Modified Gram-Schmidt (MGS) orthogonalizes columns one at a time: for each column, project out components along all previously computed orthonormal vectors, then normalize. Q and R are stored as explicit dense matrices. This is inherently a BLAS-2 (matrix-vector) algorithm — each column requires dot products and axpy operations against all previous columns.
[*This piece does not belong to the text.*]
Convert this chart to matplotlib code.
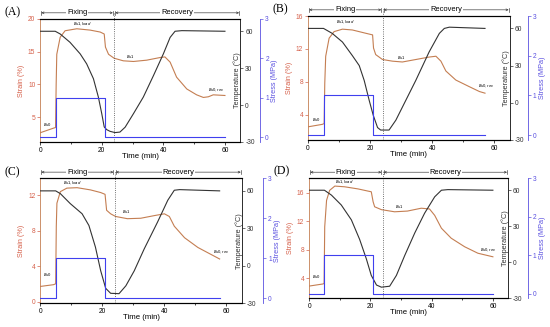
import numpy as np
import matplotlib.pyplot as plt

plt.rcParams['font.family'] = ['Liberation Sans', 'DejaVu Sans']
plt.rcParams['axes.unicode_minus'] = False
plt.rcParams['mathtext.fontset'] = 'custom'
plt.rcParams['mathtext.rm'] = 'Liberation Sans'
plt.rcParams['mathtext.it'] = 'Liberation Sans:italic'

# ---- panel A ----
a_strain_t = [0, 4.3, 5.0, 5.2, 5.4, 6.5, 8.1, 11.9, 16.2, 19.5, 20.8, 21.2, 22.2, 24, 27, 30.3,
              34.6, 38.9, 40.5, 42.2, 44.3, 47.6, 50.8, 53, 54.6, 56.2, 60]
a_strain = [2.6, 3.3, 3.4, 10.0, 14.6, 17.2, 18.2, 18.5, 18.3, 18.0, 17.7, 15.7, 14.6, 14.0, 13.6, 13.5,
            13.7, 14.1, 14.2, 13.4, 11.1, 9.3, 8.4, 8.0, 8.1, 8.4, 8.3]
a_temp_t = [0, 4.9, 6.5, 9.7, 13, 15.1, 17.3, 18.9, 20, 20.8, 21.6, 22.7, 24.3, 25.9, 27.6, 30.3,
            33.5, 36.8, 40, 42.2, 43.8, 46, 60]
a_temp = [60, 60, 57.8, 51, 41.6, 33.5, 21.4, 6.5, -7, -17.8, -20, -21.4, -22.4, -22, -18, -7,
          6.5, 24, 41.6, 55, 60, 60.5, 60]
a_stress_t = [0, 5, 21, 60]
a_stress = [0, 1.0, 0, 0]

# ---- panel B ----
b_strain_t = [0, 4.6, 5.2, 5.4, 5.7, 6.8, 8.4, 11.1, 14.3, 18.6, 20.8, 21.1, 21.8, 24, 27.2, 30.4,
              34.7, 39, 41.2, 42.8, 44.4, 47.6, 51.9, 55.2, 57]
b_strain = [2.5, 2.8, 2.9, 7.8, 11.1, 13.3, 14.1, 14.4, 14.3, 13.9, 13.7, 12.1, 11.3, 10.7, 10.5, 10.4,
            10.7, 11.0, 11.1, 10.5, 9.3, 8.2, 7.4, 6.8, 6.6]
b_temp_t = [0, 5, 7.8, 11.1, 14.3, 16.5, 18.1, 19.7, 21, 22.4, 23.4, 26.1, 28.3, 31.5, 34.7, 39,
            42.3, 43.9, 45.5, 57]
b_temp = [60, 60, 56, 49, 38, 30, 18, 2, -10, -20, -22, -22, -14, 2, 18, 41,
          56, 60, 61, 60]
b_stress_t = [0, 5.2, 21, 57]
b_stress = [0, 1.0, 0, 0]

# ---- panel C ----
c_strain_t = [0, 4.3, 5.0, 5.2, 5.4, 6.5, 8.6, 11.9, 16.2, 19.5, 20.9, 21.4, 22.7, 24.3, 28.1, 32.4,
              36.8, 40, 41.6, 43.2, 46.5, 50.8, 55.1, 57.8]
c_strain = [1.7, 1.9, 2.0, 8.5, 11.1, 12.4, 12.8, 12.85, 12.6, 12.3, 12.1, 10.3, 9.9, 9.6, 9.35, 9.4,
            9.7, 9.9, 9.6, 8.5, 7.2, 6.1, 5.3, 4.8]
c_temp_t = [0, 5, 6.5, 9.7, 13.5, 15.7, 17.8, 19.5, 21.1, 22.7, 25.4, 27.6, 30.3, 33.5, 37.8, 41.1,
            43.2, 44.9, 57.8]
c_temp = [60, 60, 57.8, 49.8, 41.7, 32.3, 15, -4, -18, -22, -22.3, -16, -4, 13.5, 35, 52.5,
          60.5, 61, 60]
c_stress_t = [0, 5, 21, 57.8]
c_stress = [0, 1.0, 0, 0]

# ---- panel D ----
d_strain_t = [0, 4.6, 4.9, 5.1, 5.7, 6.7, 8.4, 11.6, 16, 19.2, 20.3, 20.9, 21.4, 23.6, 27.9, 32.1,
              36.6, 39.3, 41, 43.2, 46.4, 50.8, 55.1, 60]
d_strain = [2.9, 3.2, 3.3, 11.2, 14.9, 16.3, 16.9, 16.8, 16.5, 16.2, 16.1, 14.7, 14.0, 13.6, 13.3, 13.4,
            13.8, 13.7, 12.8, 11.0, 9.6, 8.4, 7.5, 7.0]
d_temp_t = [0, 5, 7.3, 10.5, 13.8, 16.5, 18.7, 20.3, 22, 23.6, 26.3, 28.5, 31.2, 34.5, 37.7, 41,
            43.2, 45.3, 60]
d_temp = [60, 60, 55.9, 47.7, 35.3, 19, 2.7, -11, -19, -20.8, -20, -11, 5.5, 24.4, 40.8, 54.5,
          60, 60.5, 60]
d_stress_t = [0, 4.9, 20.9, 60]
d_stress = [0, 1.0, 0, 0]

# strain label positions (time, strain), label centres
a_marks = [(1.0, 3.8), (10.8, 19.1), (28.0, 14.2), (54.6, 9.0)]
b_marks = [(1.4, 3.3), (8.9, 15.1), (28.8, 10.9), (54.6, 7.4)]
c_marks = [(0.9, 3.0), (7.5, 13.3), (26.5, 10.1), (55.7, 5.5)]
d_marks = [(0.8, 4.1), (8.4, 17.4), (27.9, 13.9), (55.7, 7.8)]
mark_text = [r'$\varepsilon_{s0}$', r'$\varepsilon_{s1,load}$', r'$\varepsilon_{s1}$', r'$\varepsilon_{s0,rec}$']

STRAIN_C = '#c47e52'
STRAIN_AX = '#d5604a'
TEMP_C = '#333333'
STRESS_C = '#4040ee'
STRESS_AX = '#5a50e0'


def panel(rect, tag, st, s, tt, T, pt, p, marks, slim, sticks, off):
    ax = fig.add_axes(rect)
    ax.plot(st, s, color=STRAIN_C, lw=0.8)
    ax.set_xlim(0, 65)
    ax.set_ylim(*slim)
    ax.set_yticks(sticks)
    ax.set_xticks([0, 20, 40, 60])
    ax.set_xticks([10, 30, 50], minor=True)
    ax.tick_params(axis='both', which='both', direction='out', length=2, width=0.5, labelsize=4.8, pad=1.5)
    ax.tick_params(axis='x', which='minor', length=1.2)
    ax.tick_params(axis='y', colors=STRAIN_AX)
    ax.spines['left'].set_color(STRAIN_C)
    for sp in ax.spines.values():
        sp.set_linewidth(0.6)
    ax.set_ylabel('Strain (%)', color=STRAIN_AX, fontsize=5.2, labelpad=2)
    ax.set_xlabel('Time (min)', fontsize=5.6, labelpad=-0.5)
    for (x, y), txt in zip(marks, mark_text):
        ax.text(x, y, txt, fontsize=4.2, ha='left', va='center')

    # temperature axis
    ax2 = ax.twinx()
    ax2.plot(tt, T, color=TEMP_C, lw=0.8)
    ax2.set_ylim(-30, 70)
    ax2.set_yticks([-30, 0, 30, 60])
    ax2.tick_params(direction='out', length=2, width=0.5, labelsize=4.8, pad=1.5, colors=TEMP_C)
    ax2.spines['right'].set_linewidth(0.6)
    ax2.spines['right'].set_color(TEMP_C)
    ax2.set_ylabel('Temperature (°C)', fontsize=5.2, color=TEMP_C)
    ax2.yaxis.set_label_coords(0.965, 0.5)

    # stress axis
    ax3 = ax.twinx()
    ax3.spines['right'].set_position(('axes', off))
    ax3.spines['right'].set_color(STRESS_AX)
    ax3.spines['right'].set_linewidth(0.6)
    ax3.plot(pt, p, color=STRESS_C, lw=0.8, drawstyle='steps-post')
    ax3.set_ylim(-0.12, 3.0)
    ax3.set_yticks([0, 1, 2, 3])
    ax3.tick_params(direction='out', length=2, width=0.5, labelsize=4.8, pad=1.5, colors=STRESS_AX)
    ax3.set_ylabel('Stress (MPa)', fontsize=5.2, color=STRESS_AX, labelpad=1.5)
    for a in (ax2, ax3):
        a.spines['left'].set_visible(False)

    # header with phases
    yh = 1.05
    tr = ax.get_xaxis_transform()
    ax.axvline(24, ymin=0, ymax=yh + 0.01, color='#444444', ls=':', lw=0.6, clip_on=False)
    for x0, x1, lab in [(0, 24, 'Fixing'), (24, 65, 'Recovery')]:
        ax.annotate('', xy=(x0 + 0.4, yh), xytext=(x1 - 0.4, yh), xycoords=tr, textcoords=tr,
                    arrowprops=dict(arrowstyle='<->', lw=0.45, color='#333333',
                                    mutation_scale=3.5, shrinkA=0, shrinkB=0), annotation_clip=False)
        ax.text((x0 + x1) / 2, yh, lab, transform=tr, fontsize=5.4, ha='center', va='center',
                bbox=dict(facecolor='white', edgecolor='none', pad=0.6), clip_on=False)
        for xe in (x0 + 0.4, x1 - 0.4):
            ax.plot([xe, xe], [yh - 0.015, yh + 0.015], transform=tr, color='#333333', lw=0.45, clip_on=False)

    fig.text(rect[0] - 0.064, rect[1] + rect[3] + 0.02, tag, fontsize=8.5, family='Liberation Serif',
             ha='left', va='center')
    return ax


fig = plt.figure(figsize=(5.5, 3.27), dpi=100)

panel([0.073, 0.566, 0.364, 0.376], '(A)', a_strain_t, a_strain, a_temp_t, a_temp,
      a_stress_t, a_stress, a_marks, (1.2, 20), [5, 10, 15, 20], 1.1)
panel([0.560, 0.572, 0.367, 0.379], '(B)', b_strain_t, b_strain, b_temp_t, b_temp,
      b_stress_t, b_stress, b_marks, (0.9, 16), [4, 8, 12, 16], 1.09)
panel([0.073, 0.0725, 0.367, 0.382], '(C)', c_strain_t, c_strain, c_temp_t, c_temp,
      c_stress_t, c_stress, c_marks, (-0.2, 13.9), [0, 4, 8, 12], 1.105)
panel([0.562, 0.088, 0.362, 0.367], '(D)', d_strain_t, d_strain, d_temp_t, d_temp,
      d_stress_t, d_stress, d_marks, (1.2, 18), [4, 8, 12, 16], 1.1)

fig.savefig('out.png', dpi=100)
The key difference: blocked Householder exploits cache-friendly BLAS-3 operations that modern CPUs execute extremely efficiently. MGS is limited to BLAS-2 operations that have lower arithmetic intensity.
The Implementation
The GramSchmidtQR class I submitted:
template <typename InputType>
GramSchmidtQR& compute(const EigenBase<InputType>& matrix) {
const Index rows = matrix.rows();
const Index cols = matrix.cols();
const Index size = (std::min)(rows, cols);
m_q.resize(rows, rows);
m_r.resize(rows, cols);
m_r.setZero();
MatrixType work = matrix.derived();
for (Index i = 0; i < size; ++i) {
// Orthogonalize column i against all previous columns
for (Index j = 0; j < i; ++j) {
Scalar rji = m_q.col(j).dot(work.col(i));
m_r(j, i) = rji;
work.col(i) -= rji * m_q.col(j);
}
// Normalize
RealScalar norm = work.col(i).norm();
m_r(i, i) = norm;
if (norm > RealScalar(0))
m_q.col(i) = work.col(i) / norm;
else
m_q.col(i).setZero();
}
// Complete Q to full orthonormal basis for tall matrices...
// (omitted for brevity)
}
Simple, readable, correct. But fast?
The Benchmark
I compared MGS against HouseholderQR across:
- Square matrices: 4×4 to 1024×1024
- Tall matrices: 100×10 to 1000×100 (overdetermined systems)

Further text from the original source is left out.